Compactions come in two flavors: minor and major. Both types result in a consolidation
of the data persisted in HFiles. A minor compaction folds HFiles together,
creating a larger HFile from multiple smaller HFiles, as shown in figure 2.3. Restricting
the number of HFiles is important for read performance, because all of them
must be referenced to read a complete row. During the compaction, HBase reads the
content of the existing HFiles, writing records into a new one. Then, it swaps in the
new HFile as the current active one and deletes the old ones that formed the new
one.2 HBase decides which HFiles to compact based on their number and relative
sizes. Minor compactions are designed to be minimally detrimental to HBase performance,
so there is an upper limit on the number of HFiles involved. All of these settings
are configurable.
When a compaction operates over all HFiles in a column family in a given region, it’s
called a major compaction. Upon completion of a major compaction, all HFiles in the
column family are merged into a single file. Major compactions can also be triggered
for the entire table (or a particular region) manually from the shell. This is a relatively
expensive operation and isn’t done often. Minor compactions, on the other hand, are
relatively lightweight and happen more frequently. Major compactions are the only
chance HBase has to clean up deleted records. Resolving a delete requires removing
both the deleted record and the deletion marker. There’s no guarantee that both the
record and marker are in the same HFile. A major compaction is the only time when
HBase is guaranteed to have access to both of these entries at the same time.
The compaction process is described in greater detail, along with incremental
illustrations, in a post on the NGDATA blog.3
六、Versioned data
In addition to being a schema-less database, HBase is also versioned. For example, you
can look back in time for the original password:
List<KeyValue> passwords = r.getColumn(
Bytes.toBytes("info"),
Bytes.toBytes("password"));
b = passwords.get(0).getValue();
String currentPasswd = Bytes.toString(b); // "abc123"

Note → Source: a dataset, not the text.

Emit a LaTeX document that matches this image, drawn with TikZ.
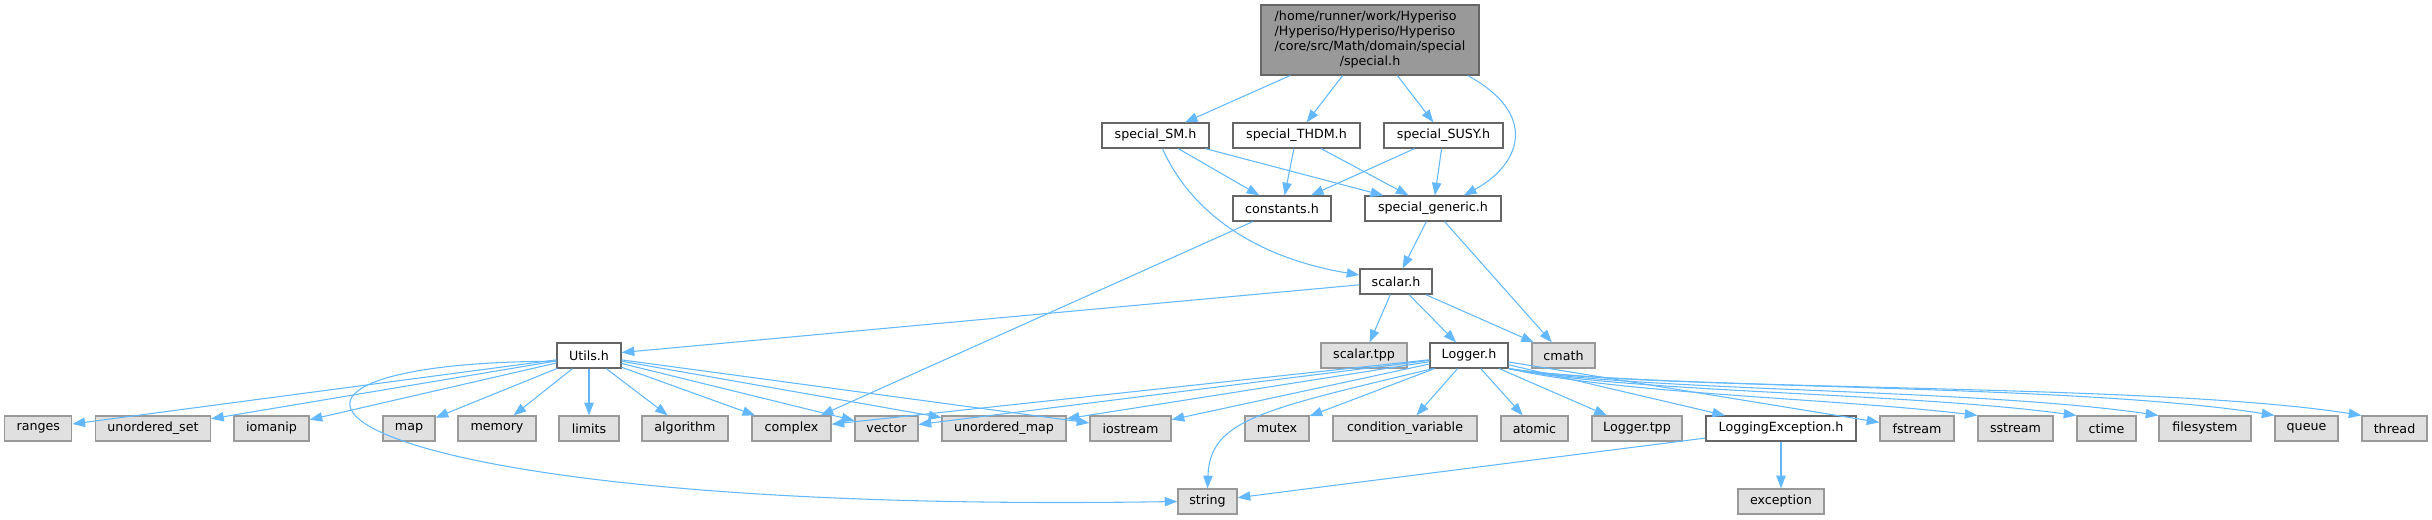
\documentclass[tikz,border=0pt]{standalone}
\usepackage{fontspec}
\setmainfont{DejaVu Sans}
\usetikzlibrary{arrows.meta}

\definecolor{edgeblue}{HTML}{63B8FF}
\definecolor{hdrline}{HTML}{666666}
\definecolor{sysline}{HTML}{999999}
\definecolor{sysfill}{HTML}{E0E0E0}
\definecolor{rootfill}{HTML}{999999}

\tikzset{
  hdr/.style={draw=hdrline, fill=white, line width=0.9pt, minimum height=18.75pt,
    inner sep=1pt, font=\fontsize{9.5}{11.25}\selectfont},
  sys/.style={hdr, draw=sysline, fill=sysfill},
  bw/.style={minimum width=#1*0.75pt},
  dep/.style={draw=edgeblue, line width=0.8pt, -{Triangle[length=9.5pt,width=7pt]}},
}

\begin{document}
\begin{tikzpicture}[x=0.75pt,y=0.75pt,yscale=-1,xscale=1]
\useasboundingbox (0,0) rectangle (2432,520);

% Root Node
\node[hdr, fill=rootfill, bw=218, minimum height=52.5pt] (root) at (1370,40)
  {\begin{tabular}{@{}l@{}}/home/runner/work/Hyperiso\\/Hyperiso/Hyperiso/Hyperiso\\/core/src/Math/domain/special\\\multicolumn{1}{@{}c@{}}{/special.h}\end{tabular}};

% Text Node
\node[hdr, bw=107] (sm) at (1155.5,135.5) {special\_SM.h};
\node[hdr, bw=127] (thdm) at (1296.5,135.5) {special\_THDM.h};
\node[hdr, bw=119] (susy) at (1443.5,135.5) {special\_SUSY.h};
\node[hdr, bw=98] (const) at (1282,208.5) {constants.h};
\node[hdr, bw=136] (generic) at (1433,208.5) {special\_generic.h};
\node[hdr, bw=72] (scalar) at (1396,281.5) {scalar.h};
\node[hdr, bw=64] (utils) at (589,355.5) {Utils.h};
\node[sys, bw=86] (scalartpp) at (1364,355.5) {scalar.tpp};
\node[hdr, bw=78] (logger) at (1469,355.5) {Logger.h};
\node[sys, bw=63] (cmath) at (1563.5,355.5) {cmath};

% Text Node (bottom row)
\node[sys, bw=67] (ranges) at (38.3,428.5) {ranges};
\node[sys, bw=115] (uset) at (153,428.5) {unordered\_set};
\node[sys, bw=75] (iomanip) at (271.5,428.5) {iomanip};
\node[sys, bw=52] (map) at (409,428.5) {map};
\node[sys, bw=78] (memory) at (497,428.5) {memory};
\node[sys, bw=60] (limits) at (589,428.5) {limits};
\node[sys, bw=86] (algorithm) at (685,428.5) {algorithm};
\node[sys, bw=79] (complex) at (791.5,428.5) {complex};
\node[sys, bw=63] (vector) at (886.5,428.5) {vector};
\node[sys, bw=124] (umap) at (1004,428.5) {unordered\_map};
\node[sys, bw=81] (iostream) at (1130.5,428.5) {iostream};
\node[sys, bw=64] (mutex) at (1277,428.5) {mutex};
\node[sys, bw=144] (condvar) at (1405,428.5) {condition\_variable};
\node[sys, bw=67] (atomic) at (1534.5,428.5) {atomic};
\node[sys, bw=90] (loggertpp) at (1637,428.5) {Logger.tpp};
\node[hdr, bw=150] (logexc) at (1781,428.5) {LoggingException.h};
\node[sys, bw=74] (fstream) at (1917,428.5) {fstream};
\node[sys, bw=75] (sstream) at (2015.5,428.5) {sstream};
\node[sys, bw=59] (ctime) at (2106.5,428.5) {ctime};
\node[sys, bw=92] (filesystem) at (2205,428.5) {filesystem};
\node[sys, bw=63] (queue) at (2306.5,428.5) {queue};
\node[sys, bw=65] (thread) at (2394.5,428.5) {thread};
\node[sys, bw=59] (string) at (1207.5,501.5) {string};
\node[sys, bw=86] (exception) at (1781,501.5) {exception};

%Straight Lines
\draw[dep] (root) -- (sm);
\draw[dep] (root) -- (thdm);
\draw[dep] (root) -- (susy);
\draw[dep] (root.-20) .. controls (1540,115) and (1520,165) .. (generic.23);
\draw[dep] (sm) -- (const);
\draw[dep] (sm) -- (generic);
\draw[dep] (sm.-62) .. controls (1185,200) and (1240,255) .. (scalar.170);
\draw[dep] (thdm) -- (const);
\draw[dep] (thdm) -- (generic);
\draw[dep] (susy) -- (const);
\draw[dep] (susy) -- (generic);
\draw[dep] (const) -- (complex);
\draw[dep] (generic) -- (scalar);
\draw[dep] (generic) -- (cmath);
\draw[dep] (scalar) -- (utils);
\draw[dep] (scalar) -- (scalartpp);
\draw[dep] (scalar) -- (logger);
\draw[dep] (scalar) -- (cmath);

% Utils.h includes
\foreach \t in {ranges,uset,iomanip,map,memory,limits,algorithm,complex,vector,umap,iostream}
  \draw[dep] (utils) -- (\t);
\draw[dep] (utils.190) .. controls (170,362) and (300,515) .. (string.west);

% Logger.h includes
\foreach \t in {complex,vector,umap,iostream,mutex,condvar,atomic,loggertpp,logexc,fstream}
  \draw[dep] (logger) -- (\t);
\draw[dep] (logger.-160) .. controls (1260,410) and (1210,420) .. (string.north);
\draw[dep] (logger.south east) .. controls (1620,394) and (1830,398) .. (sstream.north west);
\draw[dep] (logger.south east) .. controls (1630,393) and (1900,392) .. (ctime.north west);
\draw[dep] (logger.south east) .. controls (1640,392) and (1970,388) .. (filesystem.north west);
\draw[dep] (logger.south east) .. controls (1650,390) and (2070,383) .. (queue.north west);
\draw[dep] (logger.south east) .. controls (1650,392) and (2150,382) .. (thread.north west);

% LoggingException.h includes
\draw[dep] (logexc) -- (string);
\draw[dep] (logexc) -- (exception);

\end{tikzpicture}
\end{document}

b = passwords.get(1).getValue();
String prevPasswd = Bytes.toString(b); // "Langhorne"
Every time you perform an operation on a cell, HBase implicitly stores a new version.
Creating, modifying, and deleting a cell are all treated identically; they’re all new versions.
Get requests reconcile which version to return based on provided parameters.
The version is used as the final coordinate when accessing a specific cell value. HBase
uses the current time4 in milliseconds when a version isn’t specified, so the version
number is represented as a long. By default, HBase stores only the last three versions;
this is configurable per column family. Each version of data within a cell contributes
one KeyValue instance to the Result. You can inspect the version information in a
KeyValue instance with its getTimestamp() method:
long version =passwords.get(0).getTimestamp(); // 1329088818321
When a cell exceeds the maximum number of versions, the extra records are dropped
during the next major compaction.
Instead of deleting an entire cell, you can operate on a specific version or versions
within that cell. The deleteColumns() method (with the s) described previously operates
on all KeyValues with a version less than the provided version. If no version is provided,
the default of now is used. The deleteColumn() method (without the s) deletes
a specific version of a cell. Be careful which method you call; they have identical calling
signatures and only subtly different semantics.